__Data provided__
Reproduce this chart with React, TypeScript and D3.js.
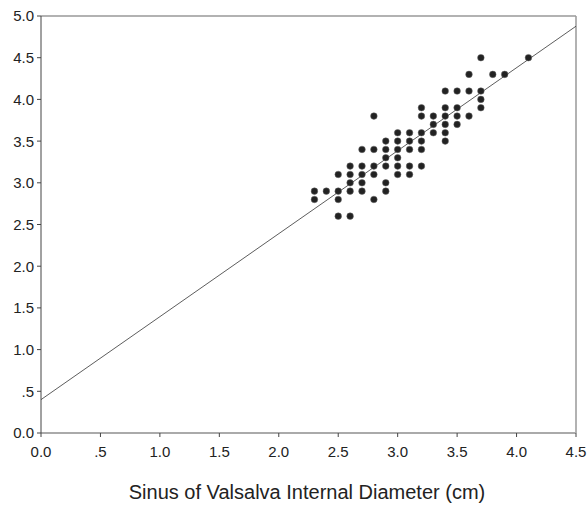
import React from "react";
import * as d3 from "d3";

const xValues = [2.3,2.3,2.4,2.5,2.5,2.5,2.5,2.6,2.6,2.6,2.6,2.6,2.7,2.7,2.7,2.7,2.7,2.8,2.8,2.8,2.8,2.8,2.9,2.9,2.9,2.9,2.9,2.9,3.0,3.0,3.0,3.0,3.0,3.0,3.1,3.1,3.1,3.1,3.1,3.2,3.2,3.2,3.2,3.2,3.2,3.3,3.3,3.3,3.4,3.4,3.4,3.4,3.4,3.4,3.5,3.5,3.5,3.5,3.6,3.6,3.6,3.7,3.7,3.7,3.7,3.8,3.9,4.1];
const yValues = [2.9,2.8,2.9,3.1,2.9,2.8,2.6,3.2,3.1,3.0,2.9,2.6,3.4,3.2,3.1,3.0,2.9,3.8,3.4,3.2,3.1,2.8,3.5,3.4,3.3,3.2,3.0,2.9,3.6,3.5,3.4,3.3,3.2,3.1,3.6,3.5,3.4,3.2,3.1,3.9,3.8,3.6,3.5,3.4,3.2,3.8,3.7,3.6,4.1,3.9,3.8,3.7,3.6,3.5,4.1,3.9,3.8,3.7,4.3,4.1,3.8,4.5,4.1,4.0,3.9,4.3,4.3,4.5];
const xTicks = [0, 0.5, 1, 1.5, 2, 2.5, 3, 3.5, 4, 4.5];
const yTicks = [0, 0.5, 1, 1.5, 2, 2.5, 3, 3.5, 4, 4.5, 5];
const fitIntercept = 0.4;
const fitSlope = 0.995;
const xLabel = "Sinus of Valsalva Internal Diameter (cm)";

const fmt = (v: number) => (v === 0.5 ? ".5" : v.toFixed(1));

export default function App() {
  const W = 588, H = 512;
  const left = 41, right = 576, top = 16, bottom = 433;
  const x = d3.scaleLinear().domain([0, 4.5]).range([left, right]);
  const y = d3.scaleLinear().domain([0, 5]).range([bottom, top]);
  const font = "Arial, 'Liberation Sans', sans-serif";
  const lineGen = d3.line<number>().x((d) => x(d)).y((d) => y(fitIntercept + fitSlope * d));
  return (
    <svg width={W} height={H} style={{ position: "absolute", left: 0, top: 0, background: "#fff" }}>
      <line x1={left} x2={right} y1={top} y2={top} stroke="#999" strokeWidth={1.5} />
      <line x1={right} x2={right} y1={top} y2={bottom} stroke="#999" strokeWidth={1.5} />
      <line x1={left} x2={right} y1={bottom} y2={bottom} stroke="#aaa" strokeWidth={2} />
      <line x1={left} x2={left} y1={top} y2={bottom} stroke="#444" strokeWidth={1} />
      {yTicks.map((t) => (
        <g key={"y" + t}>
          <line x1={left - 4} x2={left} y1={y(t)} y2={y(t)} stroke="#444" />
          <text x={left - 7} y={y(t)} dy="0.36em" textAnchor="end" fontFamily={font} fontSize={15} fill="#222">
            {fmt(t)}
          </text>
        </g>
      ))}
      {xTicks.map((t) => (
        <g key={"x" + t}>
          <line x1={x(t)} x2={x(t)} y1={bottom} y2={bottom + 4} stroke="#444" />
          <text x={x(t)} y={457} textAnchor="middle" fontFamily={font} fontSize={15} fill="#222">
            {fmt(t)}
          </text>
        </g>
      ))}
      <path d={lineGen([0, 4.5]) || ""} stroke="#333" strokeWidth={0.8} fill="none" />
      {xValues.map((xv, i) => (
        <circle key={i} cx={x(xv)} cy={y(yValues[i])} r={3.3} fill="#222" stroke="#666" strokeWidth={0.5} />
      ))}
      <text x={307} y={499} textAnchor="middle" fontFamily={font} fontSize={20} fill="#222">
        {xLabel}
      </text>
    </svg>
  );
}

__Your task__
Please repeat exactly the data above from its first line to the line that contains "import * as", inclusive, and leave every picture out.

__Final answer__
Reproduce this chart with React, TypeScript and D3.js.
import React from "react";
import * as d3 from "d3";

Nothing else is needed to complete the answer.